Recently I’ve noticed a lot of blogging detractors everywhere.
A good example would be this comment on my recent “TV is dead” post:
Wow. How easy to come, jump on the bandwagon and slag TV. Not all of America, or the world for that matter, spends their day eye-locked to a computer monitor, navel-gazing away at how wired they and their blogroll are.
The people who get off on bagging on TV simply don’t watch the right stuff. Apart from the utter deluge of bad TV, there’s a ton of fascinating stuff on TV. Since, we’re likely talking less about TV worth watching and more about TV worth spending your marketing dollar on, I’ll note there still a ton of great, targeted places on TV to get eyeballs.
Of course the amusing part is, at this point of the curve it is in my long-term interest for as many people as possible in the business to disagree with me.
I’d much rather have my competition trying to win awards and sell Superbowl ads, than start doing what I’m doing.
Right now I want as many people as possible proclaiming the long-term viability of big media and advertising for solving marketing problems, so please carry on. And if you can get some of your friends on board, even better.
We live in interesting times.








Perhaps we’re on the same wavelength or something but I wrote a recent post about this as well as another post some time ago regarding the death of mainstream commercial media. I won’t repeat myself so here’s a link to the most recent post (lord knows I can’t search my own blog for the older one).
http://restiffbard.com/archives/2005/08/05/personal-media/
Would your detractor, Hugh, care to tell us where all this quality television is supposed to be? Do we need a spiritual medium to detect its signal behind the one the rest of us see? And how all this quality stops us zapping, cueing, TiVo-skipping, and coming up with more present participles?
Chris, excellent post BTW.
TV clearly is not the magic bullet it once was for advertisers. it’s been on the wane for quite some time now.
and people’s attention is splintering in many different directions. the online world being the biggest beneficiary of BIG TV’s demise. no argument there. but as an award-winning superbowl ad writing type, can someone tell me how blogging specifically could help let’s say the likes of Budweiser who need to reach a mass audience?
And Jack, there has always been great TV out there if you bothered to look.
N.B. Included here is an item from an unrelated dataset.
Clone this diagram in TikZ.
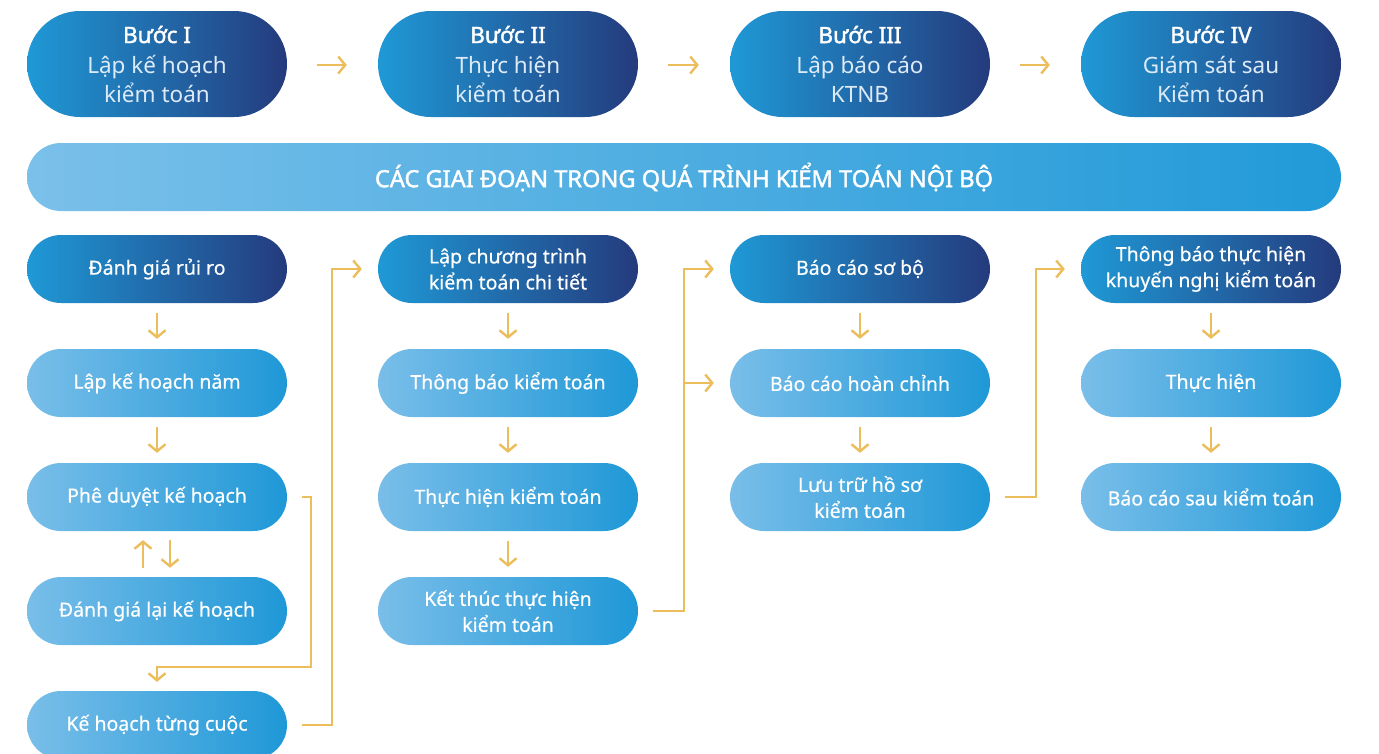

Try Bit Torrent. the new Ricky Gervais thing “extras” is brilliant for example. The late Gene Roddenberry was once asked why 90% of TV was crap. he replied ” 90% of everything is crap”. it’s just not so noticeably crap. he was right.
Teeveedubya, blogging helps on the theory that it blurs the distinction between the corporation and the audience. But with more sceptical audiences, the blog needs to be irreverent in the age of watered-down communications and political correctness, maybe even revealing some truths about the company that it is regularly unwilling to accept. The cynic in me says that this could all be engineered, though for the blogosphere
No idea where my paragraphing went. Or the ‘a’ in MacLeod. Help. My penis is not mighty.
TV Ads are dead?
Hugh again challenges traditional marketing for big brands, but instead of suggesting ‘new media’ as an alterntive thinks there is no hope for such brands. In the multi-billion dollar suicide pact between clients and television and the earlier post abo…
jack,
You’re right. Bit Torrent doesn’t help the advertiser at all. It helps the viewer. And to millions, myself included, the likes of Coronation Street or Desperate Housewives is still perfectly acceptable entertainment. i’m not very discriminating.
But i guess what i’m grappling with is the erosion of the mass audience which makes things really messy for the likes of me. and there’s no readily available substitute. the internet provides a mass (worldwide) audience. but they refuse to do what they’re told!